EXERCISE | Print, please, exactly and only the lines between the line holding "Convert this chart to matplotlib code." and the line holding "line_dark = '#44546A'", inclusive, omitting any pictures.

STORED RECORDS |
****

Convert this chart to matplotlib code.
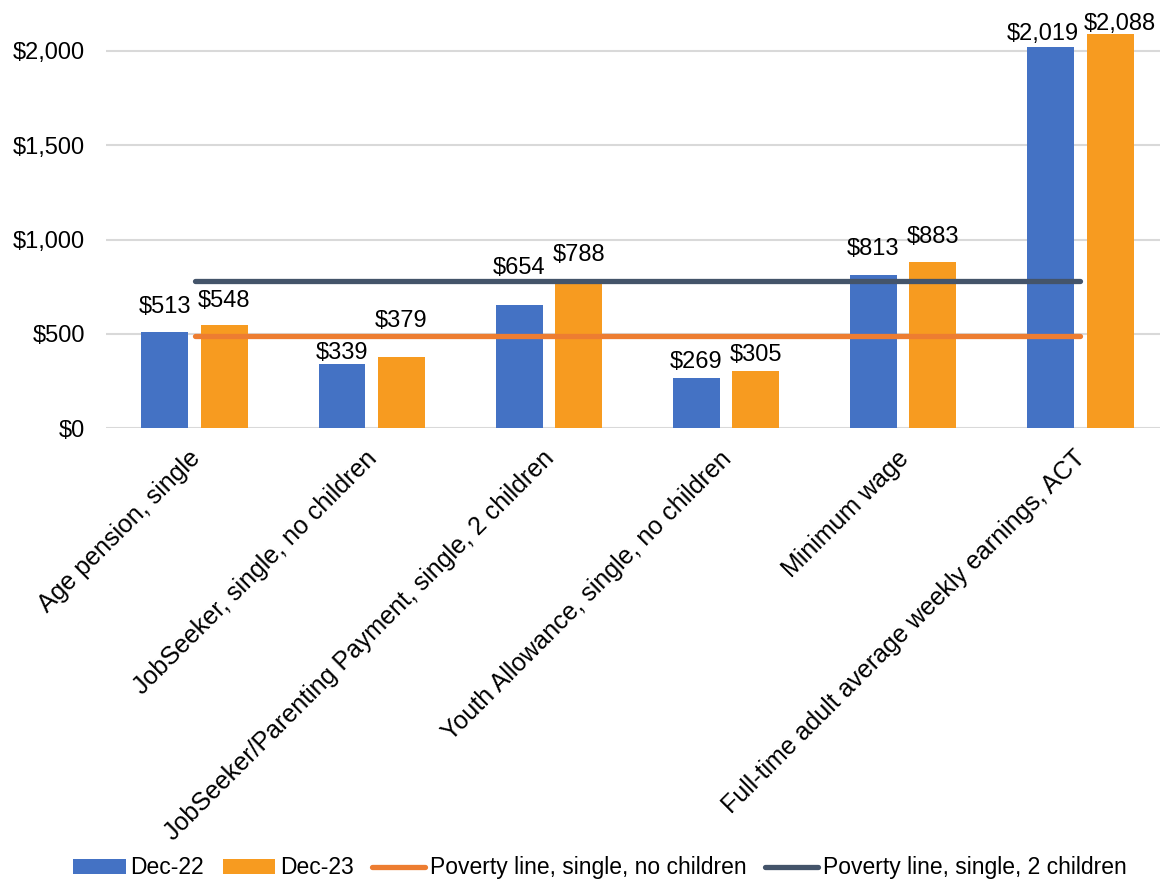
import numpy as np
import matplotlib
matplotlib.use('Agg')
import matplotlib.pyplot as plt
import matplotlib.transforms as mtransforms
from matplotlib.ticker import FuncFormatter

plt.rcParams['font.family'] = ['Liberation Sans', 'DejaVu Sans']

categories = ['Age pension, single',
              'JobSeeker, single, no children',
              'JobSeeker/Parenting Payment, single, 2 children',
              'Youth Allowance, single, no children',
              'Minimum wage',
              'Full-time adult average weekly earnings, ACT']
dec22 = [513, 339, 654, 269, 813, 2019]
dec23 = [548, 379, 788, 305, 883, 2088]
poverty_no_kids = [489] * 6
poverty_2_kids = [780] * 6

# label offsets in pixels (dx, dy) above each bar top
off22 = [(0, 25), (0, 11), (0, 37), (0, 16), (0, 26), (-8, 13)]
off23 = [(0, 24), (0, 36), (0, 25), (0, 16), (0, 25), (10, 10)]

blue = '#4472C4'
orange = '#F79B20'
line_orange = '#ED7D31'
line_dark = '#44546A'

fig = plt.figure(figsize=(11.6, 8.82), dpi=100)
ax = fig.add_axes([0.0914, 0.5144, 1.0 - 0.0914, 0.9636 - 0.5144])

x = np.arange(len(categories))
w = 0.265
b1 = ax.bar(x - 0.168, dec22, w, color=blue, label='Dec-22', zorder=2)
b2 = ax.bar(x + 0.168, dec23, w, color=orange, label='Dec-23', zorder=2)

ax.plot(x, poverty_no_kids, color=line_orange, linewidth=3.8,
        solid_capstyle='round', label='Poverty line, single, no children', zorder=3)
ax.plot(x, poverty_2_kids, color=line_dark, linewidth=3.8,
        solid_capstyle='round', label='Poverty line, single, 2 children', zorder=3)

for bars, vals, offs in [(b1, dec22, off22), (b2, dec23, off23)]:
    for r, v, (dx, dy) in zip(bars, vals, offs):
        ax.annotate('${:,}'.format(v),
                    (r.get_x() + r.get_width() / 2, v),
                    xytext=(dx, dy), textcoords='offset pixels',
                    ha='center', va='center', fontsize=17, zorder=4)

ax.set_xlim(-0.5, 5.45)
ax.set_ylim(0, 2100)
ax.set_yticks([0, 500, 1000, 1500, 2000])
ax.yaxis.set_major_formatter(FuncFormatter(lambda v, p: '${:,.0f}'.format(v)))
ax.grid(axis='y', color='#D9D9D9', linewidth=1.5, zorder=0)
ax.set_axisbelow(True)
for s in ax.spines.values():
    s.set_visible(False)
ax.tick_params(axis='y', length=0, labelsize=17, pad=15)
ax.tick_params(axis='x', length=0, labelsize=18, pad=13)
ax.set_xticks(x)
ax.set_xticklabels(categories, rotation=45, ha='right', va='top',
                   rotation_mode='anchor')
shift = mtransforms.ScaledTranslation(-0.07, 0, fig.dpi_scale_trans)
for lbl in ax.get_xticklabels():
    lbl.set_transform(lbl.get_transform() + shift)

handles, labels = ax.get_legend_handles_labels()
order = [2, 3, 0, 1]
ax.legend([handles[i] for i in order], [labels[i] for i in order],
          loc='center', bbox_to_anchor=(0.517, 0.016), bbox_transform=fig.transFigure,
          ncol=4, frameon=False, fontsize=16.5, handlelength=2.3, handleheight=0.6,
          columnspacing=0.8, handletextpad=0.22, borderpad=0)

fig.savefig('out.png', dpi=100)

****

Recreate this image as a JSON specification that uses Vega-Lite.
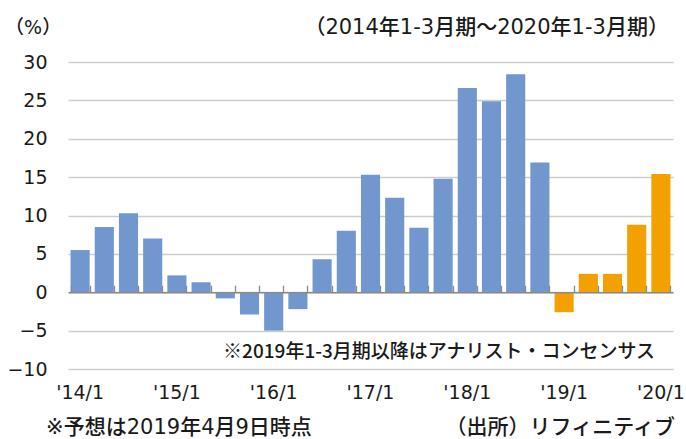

****

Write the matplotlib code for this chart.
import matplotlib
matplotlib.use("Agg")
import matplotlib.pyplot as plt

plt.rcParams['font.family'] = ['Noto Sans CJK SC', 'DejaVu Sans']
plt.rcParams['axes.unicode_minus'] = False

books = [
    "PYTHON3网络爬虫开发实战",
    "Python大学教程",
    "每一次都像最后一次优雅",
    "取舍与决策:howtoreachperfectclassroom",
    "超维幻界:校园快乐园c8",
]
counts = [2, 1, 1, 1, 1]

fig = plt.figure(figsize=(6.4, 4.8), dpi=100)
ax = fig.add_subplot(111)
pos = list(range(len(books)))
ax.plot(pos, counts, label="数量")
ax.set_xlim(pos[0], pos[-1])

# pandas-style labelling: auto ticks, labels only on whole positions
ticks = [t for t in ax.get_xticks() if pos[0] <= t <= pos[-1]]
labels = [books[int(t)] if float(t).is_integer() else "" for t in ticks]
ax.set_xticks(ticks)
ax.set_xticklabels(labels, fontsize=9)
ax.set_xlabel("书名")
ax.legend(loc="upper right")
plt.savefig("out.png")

****

REPLY TO THE TASK |
Convert this chart to matplotlib code.
import numpy as np
import matplotlib
matplotlib.use('Agg')
import matplotlib.pyplot as plt
import matplotlib.transforms as mtransforms
from matplotlib.ticker import FuncFormatter

plt.rcParams['font.family'] = ['Liberation Sans', 'DejaVu Sans']

categories = ['Age pension, single',
              'JobSeeker, single, no children',
              'JobSeeker/Parenting Payment, single, 2 children',
              'Youth Allowance, single, no children',
              'Minimum wage',
              'Full-time adult average weekly earnings, ACT']
dec22 = [513, 339, 654, 269, 813, 2019]
dec23 = [548, 379, 788, 305, 883, 2088]
poverty_no_kids = [489] * 6
poverty_2_kids = [780] * 6

# label offsets in pixels (dx, dy) above each bar top
off22 = [(0, 25), (0, 11), (0, 37), (0, 16), (0, 26), (-8, 13)]
off23 = [(0, 24), (0, 36), (0, 25), (0, 16), (0, 25), (10, 10)]

blue = '#4472C4'
orange = '#F79B20'
line_orange = '#ED7D31'
line_dark = '#44546A'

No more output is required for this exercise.